BioWare veteran says product placement could help fund AAA games
A former BioWare executive wants games to borrow Hollywood’s ad playbook, but the real test is whether players will accept brands in their worlds.

AAA budgets are climbing so hard that a former BioWare boss is asking whether games should start looking more like film and television to pay for themselves. Mark Darrah, who spent 23 years at BioWare and served as executive producer on Dragon Age, says product placement could help cover the cost of big-budget games instead of forcing publishers deeper into live-service hooks and microtransactions.
The pitch is blunt because the economics are blunt. Material tied to the Competition and Markets Authority’s work on Microsoft’s Activision Blizzard deal said modern AAA games can cost $200 million or more, while one major franchise cost $660 million to produce before more than $500 million in marketing. Other reporting tied to the same material said some Call of Duty entries cleared $300 million in development spending and that Grand Theft Auto VI was reported at more than $250 million. In that environment, a one-time sale looks thinner every year, especially when publishers are trying to keep premium games alive without turning every release into a storefront.

That is why Darrah’s idea is less about novelty than survival. The industry has spent years leaning on recurring monetization because it promises a longer revenue tail, but that model has also crowded out other kinds of games. Darrah has warned about a future where AAA releases without live-service elements become rare, and his product-placement proposal reads like an attempt to build a bridge for expensive single-player and non-live-service projects before that future hardens.

The real question is where that bridge would hold and where it would collapse. Sports games are the obvious test case, because brand integration already fits the fantasy of licensed teams, stadiums, kits, and broadcasts. Electronic Arts actively markets brand partnership opportunities, and EA SPORTS FC 26 was announced with 20,000-plus athletes, 750-plus clubs and national teams, 120-plus stadiums, 35-plus leagues, and 300-plus football partners.

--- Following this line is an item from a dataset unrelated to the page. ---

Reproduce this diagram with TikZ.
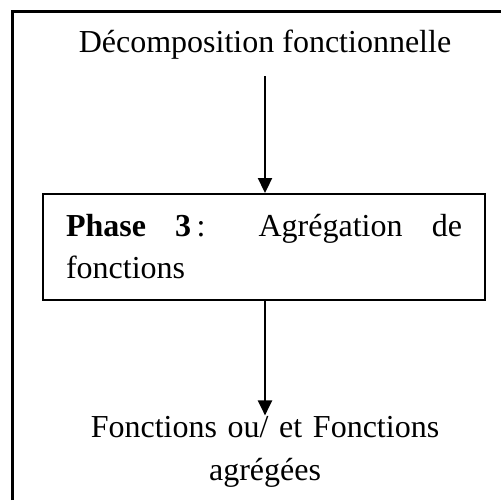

Lowe’s also said in April 2025 that it would appear across multiple EA SPORTS titles, including EA SPORTS FC, Madden NFL, and College Football. In that lane, a sponsor feels native.
A narrative RPG or a live-service fantasy world would be a different fight entirely. Players may tolerate a branded billboard in a racing pit lane or a TV-style ad board in a stadium, but a soda logo in a dragon city or a sneaker placement in a prestige RPG risks landing as a reminder that the world is being rented, not built. That tension sits at the center of Darrah’s argument, because the industry is already under pressure: the Game Developers Conference’s 2024 survey reached more than 3,000 developers, later reporting said 41% had been affected by layoffs in some form, and Engadget’s summary of the same survey said 11% were laid off in 2024 while 29% had direct colleagues laid off. Product placement may look like a funding fix, but for players it could just as easily become the next monetization battle over where immersion ends and the ad break begins.